Exercise aim
Go through the listing and return every line with "code" in it.
* START Task input *
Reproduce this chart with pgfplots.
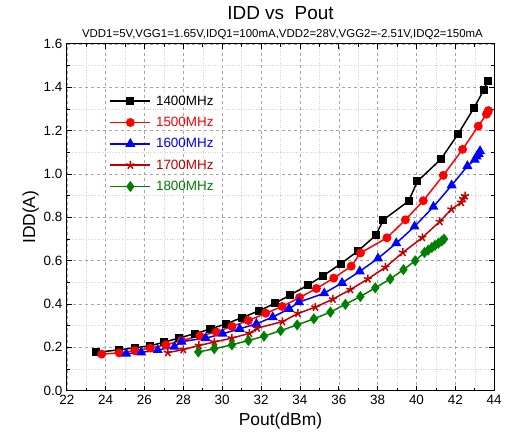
\documentclass[border=0pt]{standalone}
\usepackage{fontspec}
\setmainfont{Liberation Sans}
\usepackage{pgfplots}
\pgfplotsset{compat=1.18}
\usetikzlibrary{calc}
\definecolor{dred}{RGB}{192,0,0}
\definecolor{dgreen}{RGB}{0,128,0}
\begin{document}
\begin{tikzpicture}
\begin{axis}[
  scale only axis,
  width=429pt, height=348pt,
  xmin=22, xmax=44, ymin=0, ymax=1.6,
  xtick={22,24,...,44},
  ytick={0,0.2,...,1.6},
  minor x tick num=1,
  minor y tick num=1,
  tick align=inside,
  major tick length=5pt,
  minor tick length=3pt,
  grid=both,
  major grid style={gray!70, dashed, line width=0.5pt},
  minor grid style={gray!35, dotted, line width=0.5pt},
  axis line style={black, line width=1pt},
  tick style={black, line width=0.7pt},
  ticklabel style={font=\fontsize{13.5}{15}\selectfont},
  /pgf/number format/assume math mode=true,
  yticklabel style={xshift=-1pt, /pgf/number format/.cd, fixed, fixed zerofill, precision=1},
  xticklabel style={yshift=-1pt, /pgf/number format/.cd, fixed, precision=0},
  xlabel={Pout(dBm)},
  ylabel={IDD(A)},
  label style={font=\fontsize{17.5}{19}\selectfont},
  xlabel style={yshift=-1pt},
  ylabel style={yshift=-2pt},
  legend style={at={(rel axis cs:0.1,0.851)}, anchor=north west, draw=none, fill=none,
    font=\fontsize{13.5}{15}\selectfont, row sep=10.5pt, column sep=2pt, inner sep=0pt, nodes={inner xsep=3pt, inner ysep=0pt}},
  legend cell align=left,
  legend image code/.code={\draw[mark repeat=2,mark phase=2] plot coordinates {(0pt,0pt)(20pt,0pt)(40pt,0pt)};},
  every axis plot/.append style={line width=1.5pt},
]
\addplot[black, mark=square*, mark size=3.3pt, mark options={solid}] coordinates {
(23.5,0.176)(24.7,0.188)(25.5,0.197)(26.3,0.207)(27.0,0.223)(27.8,0.243)(28.6,0.263)(29.4,0.284)
(30.2,0.308)(31.0,0.336)(31.9,0.368)(32.7,0.402)(33.5,0.441)(34.4,0.486)(35.2,0.530)(36.1,0.585)
(37.0,0.645)(37.9,0.716)(38.3,0.788)(39.6,0.875)(40.05,0.966)(41.25,1.067)(42.15,1.185)(42.97,1.306)
(43.47,1.388)(43.66,1.427)};
\addlegendentry{1400MHz}
\addplot[red, mark=*, mark size=3.7pt] coordinates {
(23.8,0.168)(24.7,0.174)(25.5,0.184)(26.3,0.196)(27.1,0.211)(27.9,0.231)(28.85,0.252)(29.7,0.270)
(30.5,0.296)(31.35,0.323)(32.24,0.357)(33.09,0.388)(33.98,0.429)(34.85,0.471)(35.74,0.519)(36.64,0.574)
(37.12,0.635)(38.48,0.705)(39.43,0.788)(40.35,0.876)(41.38,0.993)(42.37,1.113)(43.18,1.220)
(43.6,1.275)(43.68,1.285)(43.7,1.292)};
\addlegendentry{\textcolor{red}{1500MHz}}
\addplot[blue, mark=triangle*, mark size=4.4pt] coordinates {
(25.06,0.170)(25.83,0.176)(26.68,0.187)(27.54,0.202)(27.91,0.226)(29.15,0.242)(30.02,0.262)(30.9,0.285)
(31.76,0.308)(32.6,0.339)(33.44,0.377)(33.95,0.408)(35.25,0.449)(36.17,0.497)(37.08,0.550)(38.02,0.610)
(38.96,0.680)(39.90,0.757)(40.87,0.848)(41.81,0.947)(42.62,1.036)(43.0,1.065)(43.1,1.080)(43.2,1.092)
(43.27,1.105)};
\addlegendentry{\textcolor{blue}{1600MHz}}
\addplot[dred, mark=star, mark size=4.3pt, mark options={line width=1.5pt}] coordinates {
(27.2,0.175)(28.0,0.189)(28.8,0.208)(29.6,0.224)(30.5,0.242)(31.4,0.264)(31.8,0.288)(33.1,0.318)
(33.9,0.356)(34.8,0.385)(35.7,0.422)(36.6,0.466)(37.5,0.515)(38.4,0.569)(39.3,0.637)(40.3,0.706)
(41.2,0.780)(41.8,0.837)(42.3,0.868)(42.4,0.885)(42.5,0.898)};
\addlegendentry{\textcolor{dred}{1700MHz}}
\addplot[dgreen, mark=diamond*, mark size=4.4pt] coordinates {
(28.77,0.178)(29.59,0.193)(30.50,0.211)(31.35,0.231)(32.15,0.251)(33.01,0.277)(33.86,0.303)(34.72,0.331)
(35.57,0.362)(36.34,0.398)(37.11,0.434)(37.88,0.474)(38.65,0.515)(39.33,0.558)(39.93,0.599)(40.41,0.637)
(40.6,0.648)(40.79,0.660)(40.95,0.670)(41.13,0.680)(41.3,0.690)(41.42,0.699)};
\addlegendentry{\textcolor{dgreen}{1800MHz}}
\end{axis}
\node[font=\fontsize{19}{21}\selectfont, anchor=base] at ($(current axis.north)+(0,24pt)$) {IDD vs\ \ Pout};
\node[font=\fontsize{11.5}{13}\selectfont, anchor=base] at ($(current axis.north)+(2pt,6pt)$) {VDD1=5V,VGG1=1.65V,IDQ1=100mA,VDD2=28V,VGG2=-2.51V,IDQ2=150mA};
\path ($(current axis.south west)+(-67pt,-47pt)$) rectangle ($(current axis.north east)+(9pt,44pt)$);
\end{tikzpicture}
\end{document}
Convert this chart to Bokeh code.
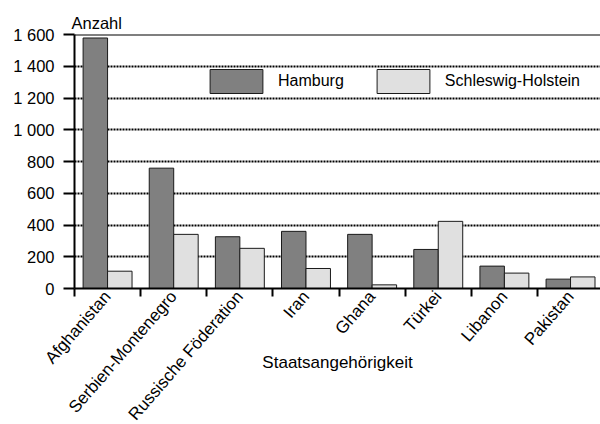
from bokeh.plotting import figure
from bokeh.models import (Range1d, FixedTicker, Span, Legend, LegendItem,
                          ColumnDataSource)
from bokeh.embed import file_html
from bokeh.resources import INLINE
from math import pi

categories = ["Afghanistan", "Serbien-Montenegro", "Russische Föderation", "Iran",
              "Ghana", "Türkei", "Libanon", "Pakistan"]
hamburg = [1578, 758, 326, 360, 341, 246, 141, 59]
schleswig_holstein = [109, 341, 253, 126, 23, 423, 97, 73]
y_ticks = [0, 200, 400, 600, 800, 1000, 1200, 1400, 1600]
y_tick_labels = ["0", "200", "400", "600", "800", "1 000", "1 200", "1 400", "1 600"]

FONT = "Liberation Sans"
FS = "16px"
FSY = "16.5px"
FSX = "17px"

centers = [i + 0.5 for i in range(len(categories))]
bw = 0.37
src_h = ColumnDataSource(dict(x=[c - 0.185 for c in centers], top=hamburg))
src_s = ColumnDataSource(dict(x=[c + 0.185 for c in centers], top=schleswig_holstein))

p = figure(width=600, height=424, output_backend="svg", toolbar_location=None,
           x_range=Range1d(0, 7.953), y_range=Range1d(0, 1600),
           min_border_left=74, min_border_right=0, min_border_top=34,
           min_border_bottom=136)
p.outline_line_color = None
p.background_fill_color = "white"

# title "Anzahl" above the y axis
p.title.text = "Anzahl"
p.title.align = "left"
p.title.offset = -3
p.title.text_font = FONT
p.title.text_font_size = FSY
p.title.text_font_style = "normal"
p.title.text_color = "black"
p.title.standoff = 5

r_h = p.vbar(x="x", top="top", width=bw, bottom=0, source=src_h,
             fill_color="#808080", line_color="#1a1a1a", line_width=1)
r_s = p.vbar(x="x", top="top", width=bw, bottom=0, source=src_s,
             fill_color="#e0e0e0", line_color="#1a1a1a", line_width=1)

# grid
p.xgrid.visible = False
p.ygrid.grid_line_color = "black"
p.ygrid.grid_line_dash = "2 1"
p.ygrid.grid_line_width = 2

# y axis
p.yaxis.ticker = FixedTicker(ticks=y_ticks)
p.yaxis.major_label_overrides = {t: l for t, l in zip(y_ticks, y_tick_labels)}
p.yaxis.axis_line_width = 2
p.yaxis.major_tick_line_width = 2
p.yaxis.major_tick_out = 11
p.yaxis.major_tick_in = 0
p.yaxis.minor_tick_line_color = None
p.yaxis.major_label_standoff = 9
p.yaxis.major_label_text_font = FONT
p.yaxis.major_label_text_font_size = FSY
p.yaxis.major_label_text_color = "black"
p.yaxis.axis_line_color = "black"
p.yaxis.major_tick_line_color = "black"

# x axis
p.xaxis.ticker = FixedTicker(ticks=centers, minor_ticks=list(range(len(categories) + 1)))
p.xaxis.major_label_overrides = {c: n for c, n in zip(centers, categories)}
p.xaxis.major_label_orientation = 49 * pi / 180
p.xaxis.axis_line_width = 2
p.xaxis.axis_line_color = "black"
p.xaxis.major_tick_out = 0
p.xaxis.major_tick_in = 0
p.xaxis.major_tick_line_color = None
p.xaxis.minor_tick_out = 8
p.xaxis.minor_tick_in = 0
p.xaxis.minor_tick_line_width = 2
p.xaxis.minor_tick_line_color = "black"
p.xaxis.major_label_standoff = -3
p.xaxis.major_label_text_font = FONT
p.xaxis.major_label_text_font_size = FSX
p.xaxis.major_label_text_color = "black"
p.xaxis.axis_label = "Staatsangehörigkeit"
p.xaxis.axis_label_text_font = FONT
p.xaxis.axis_label_text_font_size = "17px"
p.xaxis.axis_label_text_font_style = "normal"
p.xaxis.axis_label_text_color = "black"
p.xaxis.axis_label_standoff = -80

# top border
p.add_layout(Span(location=1600, dimension="width", line_color="black", line_width=2))

legend = Legend(items=[LegendItem(label="Hamburg", renderers=[r_h]),
                       LegendItem(label="Schleswig-Holstein", renderers=[r_s])],
                location=(129, 192), orientation="horizontal",
                glyph_width=66, glyph_height=30, label_standoff=9, spacing=26,
                padding=0, margin=0, border_line_color=None,
                background_fill_alpha=0, label_text_font=FONT,
                label_text_font_size=FS, label_text_color="black")
p.add_layout(legend)

open("out.html", "w").write(file_html(p, INLINE))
* END Task input *
Result below
  legend image code/.code={\draw[mark repeat=2,mark phase=2] plot coordinates {(0pt,0pt)(20pt,0pt)(40pt,0pt)};},
Convert this chart to Bokeh code.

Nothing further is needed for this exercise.